Has anyone had the opportunity to compare the Emotiva UPA-2 to the Rotel RB-1562 amp?


----------



## bambino (Feb 21, 2010)

I do not have experiance with the UPA2 but have allmost all there other amps in the lineup (2-XPA1's-1 XPA5 and 2 UPA5's). I haven't a bad word to say about any of them, there price is right and there power specs seem to be accurate. I wouldn't hesitate to buy from them again.:T
Just of curiousity what speakers are you planning to drive with them?


----------



## jackfish (Dec 27, 2006)

Rotel is Class D while the Emotiva is Class AB. I have never liked any implementation of a switching power supply I have heard. I love power supplies with adequate toroidal transformers and capicitance.


----------



## greglett (Dec 10, 2006)

bambino said:


> I do not have experiance with the UPA2 but have allmost all there other amps in the lineup (2-XPA1's-1 XPA5 and 2 UPA5's). I haven't a bad word to say about any of them, there price is right and there power specs seem to be accurate. I wouldn't hesitate to buy from them again.:T
> Just of curiousity what speakers are you planning to drive with them?

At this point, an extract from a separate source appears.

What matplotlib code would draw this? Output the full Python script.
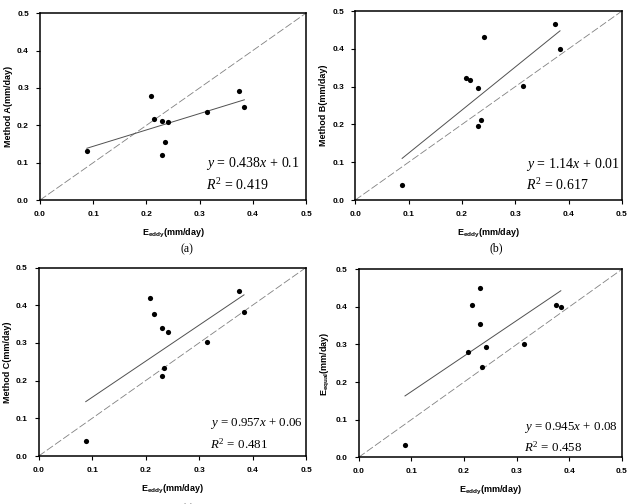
import numpy as np
import matplotlib
matplotlib.use("Agg")
import matplotlib.pyplot as plt

plt.rcParams['font.family'] = ['Liberation Sans', 'DejaVu Sans']
plt.rcParams['mathtext.fontset'] = 'custom'
plt.rcParams['mathtext.rm'] = 'Liberation Serif'
plt.rcParams['mathtext.it'] = 'Liberation Serif:italic'
plt.rcParams['mathtext.bf'] = 'Liberation Sans:bold'

# measured evaporation (eddy covariance), same for all panels
e_eddy = [0.088, 0.208, 0.215, 0.230, 0.230, 0.235, 0.241, 0.314, 0.374, 0.384]

method_a = [0.131, 0.277, 0.216, 0.212, 0.121, 0.156, 0.210, 0.236, 0.293, 0.249]
method_b = [0.041, 0.322, 0.317, 0.297, 0.195, 0.212, 0.431, 0.303, 0.465, 0.399]
method_c = [0.040, 0.419, 0.377, 0.339, 0.213, 0.233, 0.328, 0.302, 0.439, 0.383]
e_equal = [0.033, 0.280, 0.406, 0.451, 0.355, 0.241, 0.294, 0.302, 0.405, 0.400]

slopes = [0.438, 1.14, 0.957, 0.945]
intercepts = [0.1, 0.01, 0.06, 0.08]
r2 = [0.419, 0.617, 0.481, 0.458]
slope_txt = ["0.438", "1.14", "0.957", "0.945"]
icpt_txt = ["0.1", "0.01", "0.06", "0.08"]

ylabels = ["Method A(mm/day)", "Method B(mm/day)", "Method C(mm/day)",
           r"$\mathbf{E_{equal}}$(mm/day)"]
captions = ["(a)", "(b)", "(c)", "(d)"]
series = [method_a, method_b, method_c, e_equal]

# [left, bottom, width, height] in figure fractions
positions = [
    [0.0633, 0.603, 0.421, 0.371],
    [0.562, 0.603, 0.422, 0.375],
    [0.0612, 0.0952, 0.423, 0.374],
    [0.5675, 0.0927, 0.4165, 0.373],
]
eq_pos = [(0.624, 0.198, 0.08), (0.64, 0.19, 0.079),
          (0.64, 0.175, 0.06), (0.63, 0.16, 0.055)]
eq_size = [10, 10, 9.3, 9.3]
cap_xy = [(187, 249), (496, 248), (188, 509), (495, 509)]

fig = plt.figure(figsize=(6.32, 5.04), dpi=100)

for i in range(4):
    ax = fig.add_axes(positions[i])
    x = np.array(e_eddy)
    y = np.array(series[i])

    # 1:1 line
    ax.plot([0, 0.5], [0, 0.5], color='#808080', lw=0.6,
            linestyle=(0, (9, 3)))
    # regression line over data range
    xx = np.array([x.min(), x.max()])
    ax.plot(xx, slopes[i] * xx + intercepts[i], color='#505050', lw=0.7)
    ax.scatter(x, y, s=14, color='black', zorder=3, linewidths=0)

    ax.set_xlim(0, 0.5)
    ax.set_ylim(0, 0.5)
    ticks = [0.0, 0.1, 0.2, 0.3, 0.4, 0.5]
    ax.set_xticks(ticks)
    ax.set_yticks(ticks)
    ax.set_xticklabels(["%.1f" % t for t in ticks], fontweight='bold')
    ax.set_yticklabels(["%.1f" % t for t in ticks], fontweight='bold')
    ax.tick_params(labelsize=6, length=3, width=0.8, direction='out', pad=5)
    for s in ax.spines.values():
        s.set_linewidth(1.1)

    ax.set_xlabel(r"$\mathbf{E_{eddy}}$(mm/day)", fontsize=6.5,
                  fontweight='bold', labelpad=6)
    ax.set_ylabel(ylabels[i], fontsize=6.5, fontweight='bold', labelpad=3)

    ex, ey1, ey2 = eq_pos[i]
    ax.text(ex, ey1, r"$y\,=\,%s x\,+\,%s$" % (slope_txt[i], icpt_txt[i]),
            transform=ax.transAxes, fontsize=eq_size[i], va='center', ha='left')
    ax.text(ex, ey2, r"$R^2\,=\,%s$" % r2[i],
            transform=ax.transAxes, fontsize=eq_size[i], va='center', ha='left')

    cx, cy = cap_xy[i]
    fig.text(cx / 632, 1 - cy / 504, captions[i], family='Liberation Serif',
             fontsize=8.5, ha='center', va='center')

fig.savefig("out.png", dpi=100)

Thanks for your reply. I'm not sure what speakers i will end up with.
I have the b&w xt4, magnapane 1.6, Martin Logan electro motion or annolder model.
Available $$ will ultimately be the deciding factor.

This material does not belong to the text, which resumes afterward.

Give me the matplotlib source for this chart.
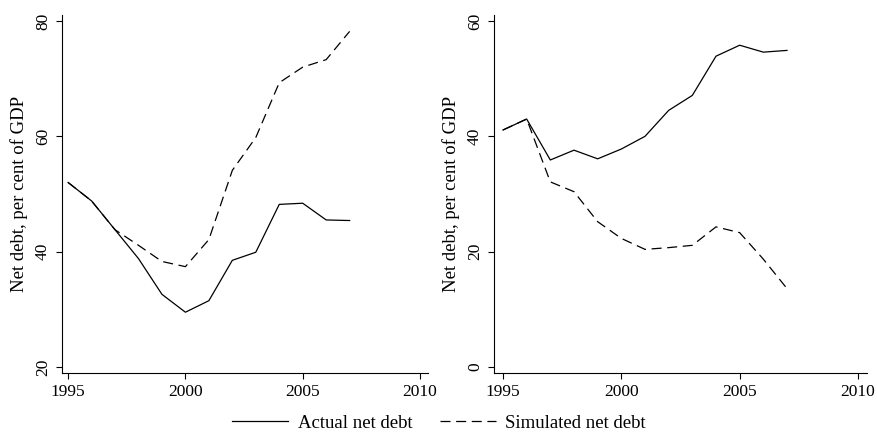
import matplotlib
matplotlib.use("Agg")
import matplotlib.pyplot as plt
from matplotlib.lines import Line2D

plt.rcParams['font.family'] = ['Liberation Serif', 'DejaVu Serif']

# Data
years = list(range(1995, 2008))

left_actual = [52.0, 48.8, 43.8, 38.8, 32.6, 29.5, 31.5, 38.5, 39.9, 48.2, 48.4, 45.5, 45.4]
left_simulated = [52.0, 48.8, 43.8, 41.1, 38.3, 37.4, 42.1, 54.1, 59.8, 69.3, 72.0, 73.3, 78.2]

right_actual = [41.1, 43.0, 35.9, 37.6, 36.1, 37.8, 40.0, 44.5, 47.1, 53.9, 55.8, 54.6, 54.9]
right_simulated = [41.1, 43.0, 32.1, 30.4, 25.2, 22.3, 20.4, 20.7, 21.1, 24.3, 23.3, 18.7, 13.6]

x_ticks = [1995, 2000, 2005, 2010]
left_yticks = [20, 40, 60, 80]
right_yticks = [0, 20, 40, 60]

ylabel = 'Net debt, per cent of GDP'
legend_labels = ['Actual net debt', 'Simulated net debt']

fig = plt.figure(figsize=(8.78, 4.32), dpi=100)
ax1 = fig.add_axes([62 / 878, 1 - 373 / 432, 366 / 878, 358 / 432])
ax2 = fig.add_axes([494 / 878, 1 - 373 / 432, 373 / 878, 358 / 432])

dash = (8, 4.5)
lw = 0.9


def style(ax, yticks, xlim, ylim):
    ax.set_xlim(*xlim)
    ax.set_ylim(*ylim)
    ax.set_xticks(x_ticks)
    ax.set_yticks(yticks)
    for s in ['top', 'right']:
        ax.spines[s].set_visible(False)
    for s in ['left', 'bottom']:
        ax.spines[s].set_linewidth(0.8)
    ax.tick_params(direction='out', length=4, width=0.8, labelsize=12.5, pad=4)
    for lab in ax.get_yticklabels():
        lab.set_rotation(90)
        lab.set_va('center')
    ax.set_ylabel(ylabel, fontsize=13.5, labelpad=5)


ax1.plot(years, left_actual, color='black', lw=lw)
ax1.plot(years, left_simulated, color='black', lw=lw, dashes=dash)
style(ax1, left_yticks, (1994.74, 2010.34), (18.96, 81.04))

ax2.plot(years, right_actual, color='black', lw=lw)
ax2.plot(years, right_simulated, color='black', lw=lw, dashes=dash)
style(ax2, right_yticks, (1994.62, 2010.38), (-1.04, 61.04))

handles = [Line2D([], [], color='black', lw=lw),
           Line2D([], [], color='black', lw=lw, dashes=dash)]
fig.legend(handles, legend_labels, loc='center', bbox_to_anchor=(0.5, 1 - 423 / 432),
           ncol=2, frameon=False, fontsize=13.5, handlelength=3.0, columnspacing=1.45,
           handletextpad=0.5)

fig.savefig('out.png', dpi=100, facecolor='white')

I have decided to get the emotive gear. It's hard to beat
That price.


----------



## bambino (Feb 21, 2010)

I do not think you'll be dissapointed at the least, the Emotivas power is worlds apart from what an AVR offers and the class D amps are some i have never been fond of, allthough everyones ears have different tasts.:T


----------



## FLAudioGuy (Sep 21, 2011)

Hmm, Emotiva UPA-2 v Rotel RB-1652. The power from each amp is so close I doubt you would hear a difference. Less than 1dBW separates their output capability. The power efficiency of the Rotel is higher at 65%, only consuming 130W to produce 200W, lower THD and lower noise @109dB-IHA. Lower gain of 27.2dB (Rotel) versus 32dB, hence the lower noise spec. So basically, the Rotel produces more power and less distortion into both 8Ω and 4Ω loads using less of your wall power and weighs less than half the Emotiva. I doubt in a blind test you can hear the difference. As for price, $299 is hard to beat for the Emotiva.

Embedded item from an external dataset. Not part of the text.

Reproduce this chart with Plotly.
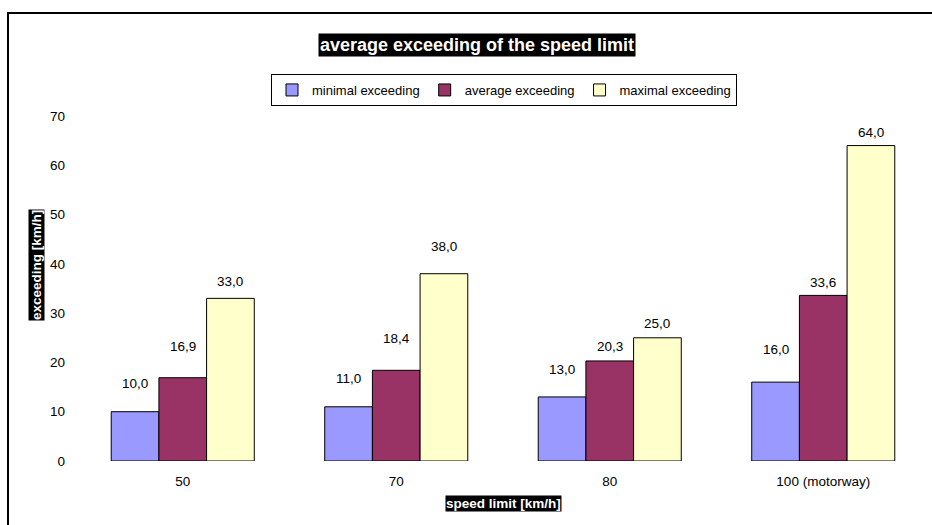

Since competently designed Class A/B amps should have no sound of their own or be essentially "wire +gain" any other amp topology cannot be better than "soundless". I look with great skepticism when an amp company starts making claims of "superior" sound. Given, Class D amps are harder to get right but a competent design can be equally "soundless". If needed, I would select a Class D amp because of its superior power efficiency. For a competent Class D design, I would point you to Hypex.nl as an example. Rotel has a good history of producing fine equipment. For the DIY in you, have a look at Doug Self's "Blameless" Class B amp or his Class G amps. Cheers! :T


----------